If the filesystem globalizes locks, scatters allocations, or stalls metadata updates, your database will show it as spikes in tail latency and “unexplained” slowdowns during busy periods or housekeeping (compaction, checkpoint, backup).
XFS vs. EXT4: The Differences That Show Up in Production
1) Real Concurrency: Less Contention, More Parallelism
- XFS divides a volume into allocation groups (AGs)—each with its own metadata and lock domain. That design lets XFS serve multiple, simultaneous allocations in parallel, cutting the “one giant lock” problem that amplifies p95/p99 latencies when many threads are creating/extending files or appending to journals.
- EXT4 has matured significantly and supports extents and delayed allocation, but its design still hits heavier global contention under certain concurrent create/extend patterns typical of databases at scale.
Impact for MongoDB: during bursts of writes (journal, checkpoint, index updates), XFS tends to keep shorter queues and flatter tail latency.
2) Smarter Space Allocation and Lower Fragmentation Drift
- XFS is extent-based with aggressive delayed allocation and smart reservation. It tends to hand out contiguous extents even under pressure, which reduces fragmentation and keeps throughput steadier over months of growth/shrink cycles.
- EXT4 is also extent-based and supports delayed allocation, but in heavy, mixed-write concurrency its fragmentation creep is generally higher, which can increase queue depth and variability (especially visible on HDD; visible as p95 drift on SSD/NVMe).
Impact for MongoDB: stable write latency over time, fewer “mystery slowdowns” after weeks of growth.
3) Snapshots That Are Fast and Consistent
- In LVM or virtualized environments (Proxmox/KVM), a common backup pattern is freeze → snapshot → thaw. XFS ships with
xfs_freeze, and its freeze/thaw operations are typically quick and predictable across large filesystems. - EXT4 supports
fsfreeze, and can be used safely, but operators often report smoother freeze/thaw behavior with XFS on very large volumes and highly concurrent loads.

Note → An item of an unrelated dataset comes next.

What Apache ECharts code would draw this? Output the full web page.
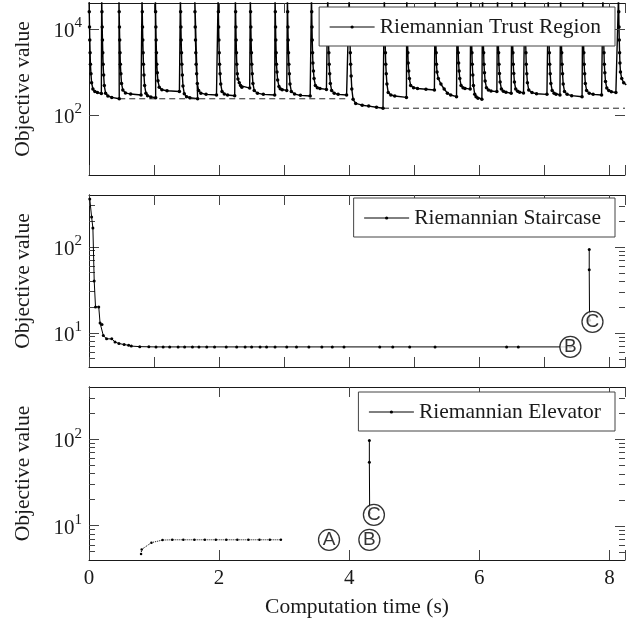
<!DOCTYPE html>
<html>
<head>
<meta charset="utf-8">
<script src="https://cdn.jsdelivr.net/npm/echarts@6/dist/echarts.min.js"></script>
<style>
html, body { margin: 0; padding: 0; background: #fff; }
#chart { width: 639px; height: 620px; }
</style>
</head>
<body>
<div id="chart"></div>
<script>
// restarts of the trust region solver, each one [time, objective]
var trustRegionRuns = [
    [[0,60000],[0.004,25000],[0.008,11000],[0.012,5500],[0.017,2800],[0.022,1500],[0.03,900],[0.04,560],[0.06,400],[0.09,350],[0.13,330],[0.19,315]],
    [[0.195,60000],[0.199,25000],[0.203,11000],[0.207,5500],[0.212,2800],[0.217,1500],[0.225,850],[0.235,480],[0.255,320],[0.29,275],[0.35,255],[0.465,238]],
    [[0.46,60000],[0.464,25000],[0.468,11000],[0.472,5500],[0.477,2800],[0.482,1500],[0.49,900],[0.5,540],[0.52,380],[0.56,325],[0.64,305],[0.8,290]],
    [[0.815,60000],[0.819,25000],[0.823,11000],[0.827,5500],[0.832,2800],[0.837,1500],[0.845,850],[0.855,480],[0.875,320],[0.9,280],[0.95,262],[1.025,250]],
    [[1.02,60000],[1.024,25000],[1.028,11000],[1.032,5500],[1.037,2800],[1.042,1500],[1.05,950],[1.06,620],[1.08,440],[1.12,385],[1.2,365],[1.39,350]],
    [[1.405,60000],[1.409,25000],[1.413,11000],[1.417,5500],[1.422,2800],[1.427,1500],[1.435,850],[1.445,470],[1.465,310],[1.5,265],[1.55,250],[1.67,238]],
    [[1.625,60000],[1.629,25000],[1.633,11000],[1.637,5500],[1.642,2800],[1.647,1500],[1.655,900],[1.665,540],[1.685,370],[1.72,320],[1.8,300],[1.96,290]],
    [[1.985,60000],[1.989,25000],[1.993,11000],[1.997,5500],[2.002,2800],[2.007,1500],[2.015,900],[2.025,520],[2.045,350],[2.08,305],[2.13,290],[2.24,278]],
    [[2.25,60000],[2.254,25000],[2.258,11000],[2.262,5500],[2.267,2800],[2.272,1500],[2.28,900],[2.29,680],[2.31,560],[2.33,480],[2.35,440],[2.47,420]],
    [[2.48,60000],[2.484,25000],[2.488,11000],[2.492,5500],[2.497,2800],[2.502,1500],[2.51,900],[2.52,540],[2.54,370],[2.59,320],[2.68,300],[2.855,290]],
    [[2.86,60000],[2.864,25000],[2.868,11000],[2.872,5500],[2.877,2800],[2.882,1500],[2.89,1000],[2.9,650],[2.92,460],[2.94,405],[2.97,385],[3.04,368]],
    [[3.05,60000],[3.054,25000],[3.058,11000],[3.062,5500],[3.067,2800],[3.072,1500],[3.08,900],[3.09,520],[3.11,350],[3.16,305],[3.25,285],[3.4,275]],
    [[3.42,60000],[3.424,25000],[3.428,11000],[3.432,5500],[3.437,2800],[3.442,1600],[3.45,1050],[3.46,700],[3.48,480],[3.51,430],[3.55,410],[3.65,392]],
    [[3.67,60000],[3.674,25000],[3.678,11000],[3.682,5500],[3.687,2800],[3.692,1500],[3.7,900],[3.71,540],[3.73,370],[3.77,320],[3.83,300],[3.96,290]],
    [[4,60000],[4.004,25000],[4.008,11000],[4.012,5500],[4.017,2800],[4.022,1500],[4.03,800],[4.04,400],[4.06,230],[4.1,185],[4.2,168],[4.3,160],[4.42,150],[4.52,143]],
    [[4.54,60000],[4.544,25000],[4.548,11000],[4.552,5500],[4.557,2800],[4.562,1500],[4.57,900],[4.58,520],[4.6,330],[4.64,290],[4.7,275],[4.88,255]],
    [[4.885,60000],[4.889,25000],[4.893,11000],[4.897,5500],[4.902,2800],[4.907,1600],[4.915,1050],[4.925,700],[4.945,480],[4.99,430],[5.05,410],[5.18,395],[5.31,380]],
    [[5.32,60000],[5.324,25000],[5.328,11000],[5.332,5500],[5.337,2800],[5.342,1500],[5.35,1000],[5.37,700],[5.41,520],[5.46,400],[5.51,320],[5.56,290],[5.65,265]],
    [[5.66,60000],[5.664,25000],[5.668,11000],[5.672,5500],[5.677,2800],[5.682,1600],[5.69,1050],[5.7,700],[5.72,480],[5.75,425],[5.78,410],[5.86,398]],
    [[5.87,60000],[5.874,25000],[5.878,11000],[5.882,5500],[5.887,2800],[5.892,1500],[5.9,850],[5.91,480],[5.93,300],[5.95,265],[5.98,245],[6.04,232]],
    [[6.05,60000],[6.054,25000],[6.058,11000],[6.062,5500],[6.067,2800],[6.072,1500],[6.08,950],[6.09,610],[6.11,430],[6.14,380],[6.18,360],[6.27,348]],
    [[6.28,60000],[6.284,25000],[6.288,11000],[6.292,5500],[6.297,2800],[6.302,1500],[6.31,920],[6.32,580],[6.34,400],[6.37,355],[6.41,335],[6.49,320]],
    [[6.5,60000],[6.504,25000],[6.508,11000],[6.512,5500],[6.517,2800],[6.522,1500],[6.53,920],[6.54,580],[6.56,400],[6.59,355],[6.62,335],[6.68,322]],
    [[6.7,60000],[6.704,25000],[6.708,11000],[6.712,5500],[6.717,2800],[6.722,1500],[6.73,900],[6.74,560],[6.76,380],[6.81,330],[6.88,310],[7.04,300]],
    [[7.06,60000],[7.064,25000],[7.068,11000],[7.072,5500],[7.077,2800],[7.082,1500],[7.09,900],[7.1,540],[7.12,370],[7.15,320],[7.18,302],[7.24,292]],
    [[7.25,60000],[7.254,25000],[7.258,11000],[7.262,5500],[7.267,2800],[7.272,1500],[7.28,900],[7.29,520],[7.31,350],[7.35,300],[7.42,280],[7.58,264]],
    [[7.59,60000],[7.594,25000],[7.598,11000],[7.602,5500],[7.607,2800],[7.612,1500],[7.62,900],[7.63,540],[7.65,370],[7.69,320],[7.75,300],[7.88,290]],
    [[7.9,60000],[7.904,25000],[7.908,11000],[7.912,5500],[7.917,2800],[7.922,1500],[7.93,950],[7.94,600],[7.96,420],[7.99,370],[8.03,345],[8.1,330]],
    [[8.14,60000],[8.144,25000],[8.148,11000],[8.152,5500],[8.157,2800],[8.162,1600],[8.17,1000],[8.19,700],[8.22,560],[8.26,500]]
];
var bestFirst = [[0.465, 237], [3.97, 237]];
var bestSecond = [[4.52, 143], [8.24, 143]];

var stairDescent = [[0.012,360],[0.04,222],[0.06,165],[0.08,40],[0.1,20],[0.15,20],[0.17,13],[0.2,12.5],[0.22,9.3],
    [0.27,8.5],[0.35,8.5],[0.4,7.8],[0.46,7.5],[0.54,7.3],[0.61,7.15],[0.65,7.0],[0.78,6.9],[0.92,6.87],[1.03,6.85],
    [1.14,6.85],[1.24,6.85],[1.37,6.85],[1.47,6.85],[1.59,6.85],[1.69,6.85],[1.81,6.85],[1.93,6.85],[2.11,6.85],
    [2.27,6.85],[2.4,6.85],[2.5,6.85],[2.63,6.85],[2.73,6.85],[2.86,6.85],[3.04,6.85],[3.19,6.85],[3.38,6.85],
    [3.58,6.85],[3.74,6.85],[3.92,6.85],[4.47,6.85],[4.67,6.85],[4.93,6.85],[5.32,6.85],[6.42,6.85],[6.6,6.85],[7.4,6.85]];
var stairLift = [[7.69,93],[7.69,54],[7.695,14]];
var stairMarks = [['B', 7.40, 6.85], ['C', 7.74, 13.4]];

var elevWarmup = [[0.8,4.7],[0.81,5.3],[0.96,6.35],[1.13,6.8],[1.28,6.85],[1.45,6.85],[1.62,6.85],[1.78,6.85],
    [1.95,6.85],[2.11,6.85],[2.28,6.85],[2.45,6.85],[2.62,6.85],[2.78,6.85],[2.95,6.85]];
var elevLift = [[4.31,96],[4.31,54],[4.315,14]];
var elevMarks = [['A', 3.69, 6.85], ['B', 4.31, 6.85], ['C', 4.38, 13.3]];

var yMajor = [[100, 10000], [10, 100], [10, 100]];
var yMinor = [[], [5, 6, 7, 8, 9, 20, 30, 40, 50, 60, 70, 80, 90, 200, 300], [5, 6, 7, 8, 9, 20, 30, 40, 50, 60, 70, 80, 90, 200, 300]];
var yMax = [40000, 400, 400];
var yMin = 4;

var serif = '"Liberation Serif", "Times New Roman", serif';
var ink = '#1a1a1a';
var tickInk = '#444';
var textSize = 21.5;

var trustRegion = [];
trustRegionRuns.forEach(function (run) { trustRegion = trustRegion.concat(run); });

var gridTops = [3, 195, 387];
var gridHeights = [172, 172, 173];

function powLabel(v) {
    var r = Math.round(Math.log10(v));
    return '{b|10}{s|' + r + '}';
}

var line = { show: true, lineStyle: { color: ink, width: 1 } };
var xAxes = [], yAxes = [];
// bottom x axes 0..2, top x axes 3..5
[0, 1, 2].forEach(function (i) {
    var last = i === 2;
    xAxes.push({
        gridIndex: i, type: 'value', min: 0, max: 8.24, interval: last ? 2 : 1,
        axisLine: line, axisTick: { show: true, inside: true, length: 10, lineStyle: { color: tickInk } },
        splitLine: { show: false },
        axisLabel: {
            show: last, margin: 8, color: ink, fontFamily: serif, fontSize: 21,
            formatter: function (v) { return Math.abs(v - Math.round(v)) < 1e-9 ? String(v) : ''; }
        },
        name: last ? 'Computation time (s)' : '', nameLocation: 'middle', nameGap: 36,
        nameTextStyle: { color: ink, fontFamily: serif, fontSize: textSize }
    });
});
[0, 1, 2].forEach(function (i) {
    xAxes.push({
        gridIndex: i, type: 'value', position: 'top', min: 0, max: 8.24, interval: i === 2 ? 2 : 1,
        axisLine: line, axisTick: { show: true, inside: true, length: 10, lineStyle: { color: tickInk } },
        splitLine: { show: false }, axisLabel: { show: false }
    });
});
// left y axes 0..2 (major ticks + labels), right y axes 3..5, left minor-tick axes after
[0, 1, 2].forEach(function (i) {
    yAxes.push({
        gridIndex: i, type: 'log', logBase: 10, min: yMin, max: yMax[i], position: 'left',
        axisLine: line, splitLine: { show: false },
        axisTick: { show: true, inside: true, length: 10, customValues: yMajor[i], lineStyle: { color: tickInk } },
        axisLabel: {
            margin: 7, customValues: yMajor[i], formatter: powLabel,
            rich: {
                b: { color: ink, fontFamily: serif, fontSize: 21, padding: [5, 0, 0, 0] },
                s: { color: ink, fontFamily: serif, fontSize: 15, verticalAlign: 'top' }
            }
        },
        name: 'Objective value', nameLocation: 'middle', nameGap: 55,
        nameTextStyle: { color: ink, fontFamily: serif, fontSize: textSize }
    });
});
[0, 1, 2].forEach(function (i) {
    yAxes.push({
        gridIndex: i, type: 'log', logBase: 10, position: 'right', min: yMin, max: yMax[i],
        axisLine: line, axisTick: { show: false }, splitLine: { show: false }, axisLabel: { show: false }
    });
});
[1, 2].forEach(function (i) {
    yAxes.push({
        gridIndex: i, type: 'log', logBase: 10, position: 'left', offset: 0, min: yMin, max: yMax[i],
        axisLine: { show: false }, splitLine: { show: false }, axisLabel: { show: false },
        axisTick: { show: true, inside: true, length: 6, customValues: yMinor[i], lineStyle: { color: tickInk } }
    });
});

// right-hand y ticks (major and minor), pixel lengths
function renderTick(params, api) {
    var cs = params.coordSys;
    var y = Math.round(api.coord([api.value(0), api.value(1)])[1]) + 0.5;
    var len = api.value(2);
    var x0 = cs.x + cs.width - len;
    return {
        type: 'line',
        shape: { x1: x0, y1: y, x2: x0 + len, y2: y },
        style: { stroke: tickInk, lineWidth: 1 }
    };
}

function tickSeries(i) {
    var data = yMajor[i].map(function (v) { return [0, v, 10]; })
        .concat(yMinor[i].map(function (v) { return [0, v, 6]; }));
    return {
        type: 'custom', xAxisIndex: i, yAxisIndex: i, silent: true, z: 4, clip: false,
        encode: { x: 0, y: 1 }, renderItem: renderTick, data: data
    };
}

function markSeries(i, marks) {
    return {
        type: 'scatter', xAxisIndex: i, yAxisIndex: i, silent: true, z: 5,
        symbol: 'circle', symbolSize: 21,
        itemStyle: { color: '#fff', borderColor: '#000', borderWidth: 1.3 },
        label: {
            show: true, position: 'inside', formatter: '{b}', color: '#000',
            fontFamily: '"Liberation Sans", Arial, sans-serif', fontSize: 19
        },
        data: marks.map(function (m) { return { name: m[0], value: [m[1], m[2]] }; })
    };
}

function pathSeries(i, name, data, extra) {
    var s = {
        type: 'line', name: name, xAxisIndex: i, yAxisIndex: i, data: data,
        symbol: 'circle', symbolSize: 3, showSymbol: true,
        lineStyle: { color: '#000', width: 1 }, itemStyle: { color: '#000' }, z: 3
    };
    for (var k in extra) s[k] = extra[k];
    return s;
}

var legendBase = {
    orient: 'horizontal', itemWidth: 45, itemHeight: 4, selectedMode: false,
    backgroundColor: '#fff', borderColor: '#444', borderWidth: 1, borderRadius: 0,
    padding: [9, 14, 8, 10],
    lineStyle: { width: 1 },
    textStyle: { color: ink, fontFamily: serif, fontSize: textSize }
};
function legendAt(name, top) {
    var l = { data: [name], right: 24, top: top };
    for (var k in legendBase) l[k] = legendBase[k];
    return l;
}

var myChart = echarts.init(document.getElementById('chart'));
myChart.setOption({
    animation: false,
    backgroundColor: '#fff',
    grid: gridTops.map(function (t, i) {
        return { left: 89, right: 14, top: t, height: gridHeights[i] };
    }),
    legend: [
        legendAt('Riemannian Trust Region', 7),
        legendAt('Riemannian Staircase', 198),
        legendAt('Riemannian Elevator', 392)
    ],
    xAxis: xAxes,
    yAxis: yAxes,
    series: [
        pathSeries(0, 'Riemannian Trust Region', trustRegion, { symbolSize: 3.5, lineStyle: { color: '#000', width: 1.4 } }),
        pathSeries(0, 'best-first', bestFirst, { symbol: 'none', lineStyle: { color: '#222', width: 1, type: [6, 4] } }),
        pathSeries(0, 'best-second', bestSecond, { symbol: 'none', lineStyle: { color: '#222', width: 1, type: [6, 4] } }),
        pathSeries(1, 'Riemannian Staircase', stairDescent, {}),
        pathSeries(1, 'Riemannian Staircase', stairLift, {}),
        pathSeries(2, 'elevator-warmup', elevWarmup, { symbolSize: 2.5, lineStyle: { color: '#000', width: 1, type: 'dotted' } }),
        pathSeries(2, 'Riemannian Elevator', elevLift, {}),
        markSeries(1, stairMarks),
        markSeries(2, elevMarks),
        tickSeries(0),
        tickSeries(1),
        tickSeries(2)
    ]
});
</script>
</body>
</html>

Impact for MongoDB: shorter freeze windows, fewer stalls, and cleaner crash-consistency for volume snapshots.
4) The Vendor Stance
- MongoDB, Inc. explicitly recommends XFS on Linux for WiredTiger in production due to its stability and behavior under concurrent I/O. EXT4 is supported, but XFS is the “safe default” most operators adopt for large, write-heavy clusters.
What “Better” Looks Like in Practice
Typical workload: 2–8 writer threads, frequent fsync (journal + checkpoint), bursts of internal maintenance, random reads.
- Write tail latencies (p95/p99): With XFS, flush/checkpoint bursts return to steady-state faster; long-tail outliers are fewer.
- File growth/preallocation: WiredTiger expands files; XFS tends to allocate larger, contiguous ranges, reducing fragmentation and variance.
- Nightly jobs (snapshots/compactions): With freeze/snapshot/thaw built into workflows, XFS shortens quiesce time and keeps the node responsive.
Effects magnify as volumes grow beyond 2 TB—more metadata, more simultaneous allocation events, and more room for differences in filesystem design to surface in latency.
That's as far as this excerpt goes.